** Exercise aim **
Copy all the material that follows, keeping every character the same.

** Supplied data **
┌──

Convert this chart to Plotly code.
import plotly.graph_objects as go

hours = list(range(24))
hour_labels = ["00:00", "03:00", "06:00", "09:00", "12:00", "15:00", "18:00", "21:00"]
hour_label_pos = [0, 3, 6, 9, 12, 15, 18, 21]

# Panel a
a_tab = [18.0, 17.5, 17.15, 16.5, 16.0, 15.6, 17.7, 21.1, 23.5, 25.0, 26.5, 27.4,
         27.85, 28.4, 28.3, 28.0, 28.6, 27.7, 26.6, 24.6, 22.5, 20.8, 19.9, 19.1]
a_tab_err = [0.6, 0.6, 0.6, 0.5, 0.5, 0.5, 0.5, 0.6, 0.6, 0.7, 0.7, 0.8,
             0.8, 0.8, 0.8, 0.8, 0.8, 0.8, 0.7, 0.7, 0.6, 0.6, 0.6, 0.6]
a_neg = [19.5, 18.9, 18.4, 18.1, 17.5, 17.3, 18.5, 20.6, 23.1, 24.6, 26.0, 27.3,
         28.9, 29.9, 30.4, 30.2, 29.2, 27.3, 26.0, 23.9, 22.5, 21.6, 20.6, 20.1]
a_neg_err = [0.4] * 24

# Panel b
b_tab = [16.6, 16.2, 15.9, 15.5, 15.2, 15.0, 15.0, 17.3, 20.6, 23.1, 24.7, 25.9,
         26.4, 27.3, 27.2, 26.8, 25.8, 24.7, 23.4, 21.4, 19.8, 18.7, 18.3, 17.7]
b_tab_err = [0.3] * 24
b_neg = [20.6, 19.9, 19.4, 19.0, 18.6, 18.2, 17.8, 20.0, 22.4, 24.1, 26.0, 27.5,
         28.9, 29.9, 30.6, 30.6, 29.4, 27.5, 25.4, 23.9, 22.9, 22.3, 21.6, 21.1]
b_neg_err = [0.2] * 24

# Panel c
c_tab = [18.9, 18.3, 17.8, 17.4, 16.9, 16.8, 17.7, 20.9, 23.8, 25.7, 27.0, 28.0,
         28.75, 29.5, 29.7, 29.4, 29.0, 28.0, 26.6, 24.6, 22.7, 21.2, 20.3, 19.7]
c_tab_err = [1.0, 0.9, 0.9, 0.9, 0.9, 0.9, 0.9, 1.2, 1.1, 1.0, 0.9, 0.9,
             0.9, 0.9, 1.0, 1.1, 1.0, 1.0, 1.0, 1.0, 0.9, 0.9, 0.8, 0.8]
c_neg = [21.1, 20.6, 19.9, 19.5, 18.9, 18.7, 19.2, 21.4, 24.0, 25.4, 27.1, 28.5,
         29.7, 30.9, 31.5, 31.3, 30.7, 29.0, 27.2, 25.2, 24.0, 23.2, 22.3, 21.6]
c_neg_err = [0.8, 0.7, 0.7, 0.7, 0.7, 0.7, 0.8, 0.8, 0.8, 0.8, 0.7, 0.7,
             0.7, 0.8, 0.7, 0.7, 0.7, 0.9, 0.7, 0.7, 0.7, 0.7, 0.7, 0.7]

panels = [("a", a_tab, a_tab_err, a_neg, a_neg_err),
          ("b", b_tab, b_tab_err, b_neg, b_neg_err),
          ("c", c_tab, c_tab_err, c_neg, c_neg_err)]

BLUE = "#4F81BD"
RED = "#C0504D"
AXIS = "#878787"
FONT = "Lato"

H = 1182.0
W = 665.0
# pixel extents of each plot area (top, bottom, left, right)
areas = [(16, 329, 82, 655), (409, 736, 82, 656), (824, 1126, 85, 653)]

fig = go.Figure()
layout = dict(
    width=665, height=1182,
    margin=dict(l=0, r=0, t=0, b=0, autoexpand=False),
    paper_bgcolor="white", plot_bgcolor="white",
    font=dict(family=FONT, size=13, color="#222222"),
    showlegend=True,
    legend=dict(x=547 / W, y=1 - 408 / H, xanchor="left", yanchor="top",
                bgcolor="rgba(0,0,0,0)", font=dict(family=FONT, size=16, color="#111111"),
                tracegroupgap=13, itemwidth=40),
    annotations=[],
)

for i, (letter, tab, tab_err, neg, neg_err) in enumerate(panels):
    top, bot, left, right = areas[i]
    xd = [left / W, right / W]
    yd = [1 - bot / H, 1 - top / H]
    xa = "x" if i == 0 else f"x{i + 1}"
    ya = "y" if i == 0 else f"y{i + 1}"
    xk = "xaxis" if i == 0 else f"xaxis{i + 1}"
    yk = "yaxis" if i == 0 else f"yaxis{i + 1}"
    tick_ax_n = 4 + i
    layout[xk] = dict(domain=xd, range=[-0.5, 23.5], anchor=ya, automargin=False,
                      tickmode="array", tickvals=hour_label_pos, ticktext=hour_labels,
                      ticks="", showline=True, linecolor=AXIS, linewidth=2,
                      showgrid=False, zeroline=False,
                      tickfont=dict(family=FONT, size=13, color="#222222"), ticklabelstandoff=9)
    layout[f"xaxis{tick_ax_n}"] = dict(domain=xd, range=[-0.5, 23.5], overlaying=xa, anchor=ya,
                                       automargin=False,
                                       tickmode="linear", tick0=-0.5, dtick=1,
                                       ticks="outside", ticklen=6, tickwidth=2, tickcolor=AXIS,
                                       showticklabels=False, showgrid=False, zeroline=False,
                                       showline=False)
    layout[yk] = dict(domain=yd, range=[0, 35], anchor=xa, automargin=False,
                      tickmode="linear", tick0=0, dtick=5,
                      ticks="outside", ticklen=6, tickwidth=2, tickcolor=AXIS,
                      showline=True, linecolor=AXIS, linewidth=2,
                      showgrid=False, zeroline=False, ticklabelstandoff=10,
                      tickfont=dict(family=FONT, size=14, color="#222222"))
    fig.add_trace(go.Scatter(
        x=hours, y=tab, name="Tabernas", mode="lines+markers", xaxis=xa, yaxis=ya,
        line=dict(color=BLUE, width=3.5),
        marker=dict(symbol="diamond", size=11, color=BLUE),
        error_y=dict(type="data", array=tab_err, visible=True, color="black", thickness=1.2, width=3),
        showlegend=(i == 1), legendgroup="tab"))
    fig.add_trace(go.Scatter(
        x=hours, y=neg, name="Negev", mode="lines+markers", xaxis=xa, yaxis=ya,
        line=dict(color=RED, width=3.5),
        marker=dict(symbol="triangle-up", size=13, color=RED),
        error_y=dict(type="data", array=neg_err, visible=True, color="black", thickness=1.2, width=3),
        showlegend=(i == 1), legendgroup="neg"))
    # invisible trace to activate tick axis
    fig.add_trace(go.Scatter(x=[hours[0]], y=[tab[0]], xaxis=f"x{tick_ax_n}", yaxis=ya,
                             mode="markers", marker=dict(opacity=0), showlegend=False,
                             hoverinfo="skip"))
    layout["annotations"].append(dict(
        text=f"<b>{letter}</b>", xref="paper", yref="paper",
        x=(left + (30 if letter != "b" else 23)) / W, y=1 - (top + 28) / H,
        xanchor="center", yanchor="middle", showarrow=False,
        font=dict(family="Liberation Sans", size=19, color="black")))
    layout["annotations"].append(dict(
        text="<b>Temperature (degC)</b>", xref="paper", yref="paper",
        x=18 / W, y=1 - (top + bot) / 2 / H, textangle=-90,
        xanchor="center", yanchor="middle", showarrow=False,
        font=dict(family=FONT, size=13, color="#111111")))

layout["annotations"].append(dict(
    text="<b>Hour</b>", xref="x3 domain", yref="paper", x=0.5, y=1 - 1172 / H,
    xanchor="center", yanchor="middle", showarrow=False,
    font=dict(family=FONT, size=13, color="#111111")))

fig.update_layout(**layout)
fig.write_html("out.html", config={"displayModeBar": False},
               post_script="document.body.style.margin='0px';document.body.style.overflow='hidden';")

└──

** Written reply **
Convert this chart to Plotly code.
import plotly.graph_objects as go

hours = list(range(24))
hour_labels = ["00:00", "03:00", "06:00", "09:00", "12:00", "15:00", "18:00", "21:00"]
hour_label_pos = [0, 3, 6, 9, 12, 15, 18, 21]

# Panel a
a_tab = [18.0, 17.5, 17.15, 16.5, 16.0, 15.6, 17.7, 21.1, 23.5, 25.0, 26.5, 27.4,
         27.85, 28.4, 28.3, 28.0, 28.6, 27.7, 26.6, 24.6, 22.5, 20.8, 19.9, 19.1]
a_tab_err = [0.6, 0.6, 0.6, 0.5, 0.5, 0.5, 0.5, 0.6, 0.6, 0.7, 0.7, 0.8,
             0.8, 0.8, 0.8, 0.8, 0.8, 0.8, 0.7, 0.7, 0.6, 0.6, 0.6, 0.6]
a_neg = [19.5, 18.9, 18.4, 18.1, 17.5, 17.3, 18.5, 20.6, 23.1, 24.6, 26.0, 27.3,
         28.9, 29.9, 30.4, 30.2, 29.2, 27.3, 26.0, 23.9, 22.5, 21.6, 20.6, 20.1]
a_neg_err = [0.4] * 24

# Panel b
b_tab = [16.6, 16.2, 15.9, 15.5, 15.2, 15.0, 15.0, 17.3, 20.6, 23.1, 24.7, 25.9,
         26.4, 27.3, 27.2, 26.8, 25.8, 24.7, 23.4, 21.4, 19.8, 18.7, 18.3, 17.7]
b_tab_err = [0.3] * 24
b_neg = [20.6, 19.9, 19.4, 19.0, 18.6, 18.2, 17.8, 20.0, 22.4, 24.1, 26.0, 27.5,
         28.9, 29.9, 30.6, 30.6, 29.4, 27.5, 25.4, 23.9, 22.9, 22.3, 21.6, 21.1]
b_neg_err = [0.2] * 24

# Panel c
c_tab = [18.9, 18.3, 17.8, 17.4, 16.9, 16.8, 17.7, 20.9, 23.8, 25.7, 27.0, 28.0,
         28.75, 29.5, 29.7, 29.4, 29.0, 28.0, 26.6, 24.6, 22.7, 21.2, 20.3, 19.7]
c_tab_err = [1.0, 0.9, 0.9, 0.9, 0.9, 0.9, 0.9, 1.2, 1.1, 1.0, 0.9, 0.9,
             0.9, 0.9, 1.0, 1.1, 1.0, 1.0, 1.0, 1.0, 0.9, 0.9, 0.8, 0.8]
c_neg = [21.1, 20.6, 19.9, 19.5, 18.9, 18.7, 19.2, 21.4, 24.0, 25.4, 27.1, 28.5,
         29.7, 30.9, 31.5, 31.3, 30.7, 29.0, 27.2, 25.2, 24.0, 23.2, 22.3, 21.6]
c_neg_err = [0.8, 0.7, 0.7, 0.7, 0.7, 0.7, 0.8, 0.8, 0.8, 0.8, 0.7, 0.7,
             0.7, 0.8, 0.7, 0.7, 0.7, 0.9, 0.7, 0.7, 0.7, 0.7, 0.7, 0.7]

panels = [("a", a_tab, a_tab_err, a_neg, a_neg_err),
          ("b", b_tab, b_tab_err, b_neg, b_neg_err),
          ("c", c_tab, c_tab_err, c_neg, c_neg_err)]

BLUE = "#4F81BD"
RED = "#C0504D"
AXIS = "#878787"
FONT = "Lato"

H = 1182.0
W = 665.0
# pixel extents of each plot area (top, bottom, left, right)
areas = [(16, 329, 82, 655), (409, 736, 82, 656), (824, 1126, 85, 653)]

fig = go.Figure()
layout = dict(
    width=665, height=1182,
    margin=dict(l=0, r=0, t=0, b=0, autoexpand=False),
    paper_bgcolor="white", plot_bgcolor="white",
    font=dict(family=FONT, size=13, color="#222222"),
    showlegend=True,
    legend=dict(x=547 / W, y=1 - 408 / H, xanchor="left", yanchor="top",
                bgcolor="rgba(0,0,0,0)", font=dict(family=FONT, size=16, color="#111111"),
                tracegroupgap=13, itemwidth=40),
    annotations=[],
)

for i, (letter, tab, tab_err, neg, neg_err) in enumerate(panels):
    top, bot, left, right = areas[i]
    xd = [left / W, right / W]
    yd = [1 - bot / H, 1 - top / H]
    xa = "x" if i == 0 else f"x{i + 1}"
    ya = "y" if i == 0 else f"y{i + 1}"
    xk = "xaxis" if i == 0 else f"xaxis{i + 1}"
    yk = "yaxis" if i == 0 else f"yaxis{i + 1}"
    tick_ax_n = 4 + i
    layout[xk] = dict(domain=xd, range=[-0.5, 23.5], anchor=ya, automargin=False,
                      tickmode="array", tickvals=hour_label_pos, ticktext=hour_labels,
                      ticks="", showline=True, linecolor=AXIS, linewidth=2,
                      showgrid=False, zeroline=False,
                      tickfont=dict(family=FONT, size=13, color="#222222"), ticklabelstandoff=9)
    layout[f"xaxis{tick_ax_n}"] = dict(domain=xd, range=[-0.5, 23.5], overlaying=xa, anchor=ya,
                                       automargin=False,
                                       tickmode="linear", tick0=-0.5, dtick=1,
                                       ticks="outside", ticklen=6, tickwidth=2, tickcolor=AXIS,
                                       showticklabels=False, showgrid=False, zeroline=False,
                                       showline=False)
    layout[yk] = dict(domain=yd, range=[0, 35], anchor=xa, automargin=False,
                      tickmode="linear", tick0=0, dtick=5,
                      ticks="outside", ticklen=6, tickwidth=2, tickcolor=AXIS,
                      showline=True, linecolor=AXIS, linewidth=2,
                      showgrid=False, zeroline=False, ticklabelstandoff=10,
                      tickfont=dict(family=FONT, size=14, color="#222222"))
    fig.add_trace(go.Scatter(
        x=hours, y=tab, name="Tabernas", mode="lines+markers", xaxis=xa, yaxis=ya,
        line=dict(color=BLUE, width=3.5),
        marker=dict(symbol="diamond", size=11, color=BLUE),
        error_y=dict(type="data", array=tab_err, visible=True, color="black", thickness=1.2, width=3),
        showlegend=(i == 1), legendgroup="tab"))
    fig.add_trace(go.Scatter(
        x=hours, y=neg, name="Negev", mode="lines+markers", xaxis=xa, yaxis=ya,
        line=dict(color=RED, width=3.5),
        marker=dict(symbol="triangle-up", size=13, color=RED),
        error_y=dict(type="data", array=neg_err, visible=True, color="black", thickness=1.2, width=3),
        showlegend=(i == 1), legendgroup="neg"))
    # invisible trace to activate tick axis
    fig.add_trace(go.Scatter(x=[hours[0]], y=[tab[0]], xaxis=f"x{tick_ax_n}", yaxis=ya,
                             mode="markers", marker=dict(opacity=0), showlegend=False,
                             hoverinfo="skip"))
    layout["annotations"].append(dict(
        text=f"<b>{letter}</b>", xref="paper", yref="paper",
        x=(left + (30 if letter != "b" else 23)) / W, y=1 - (top + 28) / H,
        xanchor="center", yanchor="middle", showarrow=False,
        font=dict(family="Liberation Sans", size=19, color="black")))
    layout["annotations"].append(dict(
        text="<b>Temperature (degC)</b>", xref="paper", yref="paper",
        x=18 / W, y=1 - (top + bot) / 2 / H, textangle=-90,
        xanchor="center", yanchor="middle", showarrow=False,
        font=dict(family=FONT, size=13, color="#111111")))

layout["annotations"].append(dict(
    text="<b>Hour</b>", xref="x3 domain", yref="paper", x=0.5, y=1 - 1172 / H,
    xanchor="center", yanchor="middle", showarrow=False,
    font=dict(family=FONT, size=13, color="#111111")))

fig.update_layout(**layout)
fig.write_html("out.html", config={"displayModeBar": False},
               post_script="document.body.style.margin='0px';document.body.style.overflow='hidden';")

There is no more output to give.